Defomicron

Software, Hardware, Silverware


Free Trials and Tire Kickers

Marco Arment on App Store pricing:

If you sell a low-priced app in the App Store with no free version, you make money from every tire kicker.

Even if we end up using a different app instead of yours, we still bought yours to try it out. We had to, because we couldn’t get a free trial — we paid to satisfy our curiosity of why Viticci raved about your app so much, or how a Twitter friend used your app to post that cool link, or how well you’re going to solve our most important problem right now. If the app is only a dollar or two, enough of us are OK with paying just to try it,1 even if we’re not going to end up using it every day for the next five years.

If the App Store mostly moved to higher purchase prices with trials, rather than today’s low purchase prices and no trials, this pattern would almost completely disappear. Instead, we’d get the free trials for almost everything, and then we’d only end up paying for the one that we liked best, or the cheapest one that solved the need, or maybe none of them if we didn’t need them for very long or decided that none were worth their prices.

Either the best app wins and gets all of the sales at a higher price, or every app takes home a smaller prize.

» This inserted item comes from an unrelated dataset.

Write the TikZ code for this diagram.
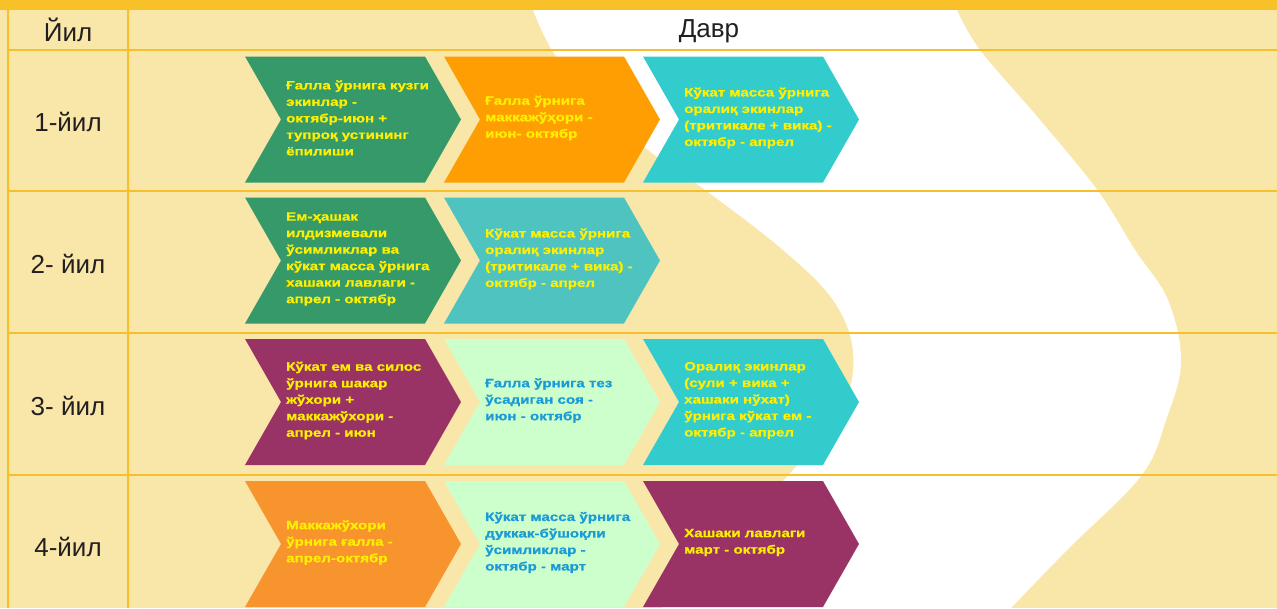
\documentclass[tikz,border=0pt]{standalone}
\usepackage{fontspec}
\setmainfont{Liberation Sans}
\newfontfamily\chevfont[FakeStretch=1.26, FakeBold=1]{Liberation Sans}
\definecolor{bgyel}{HTML}{F9E7AA}
\definecolor{rulecol}{HTML}{F7BF2C}
\definecolor{band}{HTML}{F8C12A}
\definecolor{cgreen}{HTML}{35996A}
\definecolor{corange}{HTML}{FF9E02}
\definecolor{corangeb}{HTML}{F7942D}
\definecolor{ccyan}{HTML}{33CCCC}
\definecolor{cteal}{HTML}{4EC3C0}
\definecolor{cplum}{HTML}{993366}
\definecolor{cmint}{HTML}{CCFFCC}
\definecolor{tyel}{HTML}{FFF000}
\definecolor{tblue}{HTML}{1A9AD6}
\definecolor{tdark}{HTML}{231F20}
% chevron: left x, centre y, fill
\newcommand{\chevron}[3]{%
  \fill[#3] (#1,#2-63) -- ++(180,0) -- ++(36,63) -- ++(-36,63) -- ++(-180,0) -- ++(36,-63) -- cycle;}
\begin{document}
\begin{tikzpicture}[x=1pt, y=-1pt,
  cell/.style={font=\fontsize{26}{30}\selectfont, text=tdark},
  txt/.style={font=\chevfont\bfseries\fontsize{12}{16.5}\selectfont, align=left, anchor=west, inner sep=0pt, text=tyel}]
  \useasboundingbox (0,0) rectangle (1277,608);
  % background and white wave
  \fill[bgyel] (0,0) rectangle (1277,608);
  \fill[white] plot[smooth, tension=0.6] coordinates {(533,10) (552,50) (590,100) (648,150) (708,192) (783,250) (833,300) (853,352) (842,410) (793,470) (722,545) (662,608)}
    -- plot[smooth, tension=0.6] coordinates {(1011,608) (1067,550) (1141,476) (1166,420) (1181,362) (1168,300) (1135,250) (1098,191) (1040,120) (980,50) (957,10)} -- cycle;
  % table rules
  \fill[rulecol] (7,10) rectangle (9,608) (127,10) rectangle (129,608);
  \foreach \y in {50,191,333,475}
    \fill[rulecol] (8,\y-1) rectangle (1277,\y+1);
  \fill[band] (0,0) rectangle (1277,10);
  % header and years
  \node[cell] (yil) at (68,30) {Йил};
  \node[cell] (davr) at (709,31) {Давр};
  \node[cell] (y1) at (68,122) {1-йил};
  \node[cell] (y2) at (68,264) {2- йил};
  \node[cell] (y3) at (68,406) {3- йил};
  \node[cell] (y4) at (68,547) {4-йил};
  % year 1
  \chevron{245}{119.5}{cgreen} \chevron{444}{119.5}{corange} \chevron{643}{119.5}{ccyan}
  \node[txt] (a1) at (286,118) {Ғалла ўрнига кузги\\экинлар -\\октябр-июн +\\тупроқ устининг\\ёпилиши};
  \node[txt] (a2) at (485,118) {Ғалла ўрнига\\маккажўҳори -\\июн- октябр};
  \node[txt] (a3) at (684,118) {Кўкат масса ўрнига\\оралиқ экинлар\\(тритикале + вика) -\\октябр - апрел};
  % year 2
  \chevron{245}{260.5}{cgreen} \chevron{444}{260.5}{cteal}
  \node[txt] (b1) at (286,259) {Ем-ҳашак\\илдизмевали\\ўсимликлар ва\\кўкат масса ўрнига\\хашаки лавлаги -\\апрел - октябр};
  \node[txt] (b2) at (485,259) {Кўкат масса ўрнига\\оралиқ экинлар\\(тритикале + вика) -\\октябр - апрел};
  % year 3
  \chevron{245}{402}{cplum} \chevron{444}{402}{cmint} \chevron{643}{402}{ccyan}
  \node[txt] (c1) at (286,400.5) {Кўкат ем ва силос\\ўрнига шакар\\жўхори +\\маккажўхори -\\апрел - июн};
  \node[txt, text=tblue] (c2) at (485,400.5) {Ғалла ўрнига тез\\ўсадиган соя -\\июн - октябр};
  \node[txt] (c3) at (684,400.5) {Оралиқ экинлар\\(сули + вика +\\хашаки нўхат)\\ўрнига кўкат ем -\\октябр - апрел};
  % year 4
  \chevron{245}{544}{corangeb} \chevron{444}{544}{cmint} \chevron{643}{544}{cplum}
  \node[txt] (d1) at (286,542.5) {Маккажўхори\\ўрнига ғалла -\\апрел-октябр};
  \node[txt, text=tblue] (d2) at (485,542.5) {Кўкат масса ўрнига\\дуккак-бўшоқли\\ўсимликлар -\\октябр - март};
  \node[txt] (d3) at (684,542.5) {Хашаки лавлаги\\март - октябр};
\end{tikzpicture}
\end{document}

Ceteris paribus, the user would spend about the same on every app category whether he/she buy seven $2 apps or one $15 app.

I’d much rather see that profit spread out between the developers in a category. The best apps will still take home more profit, but the newcomer has a chance to make money in the store and keep innovating on his/her creation. By dividing our App Store spending, we enable competition.

Before I read Marco’s article, I was a blind advocate of App Store trials. Now I’m thinking the exact opposite. But please oh please, bring on the upgrade pricing.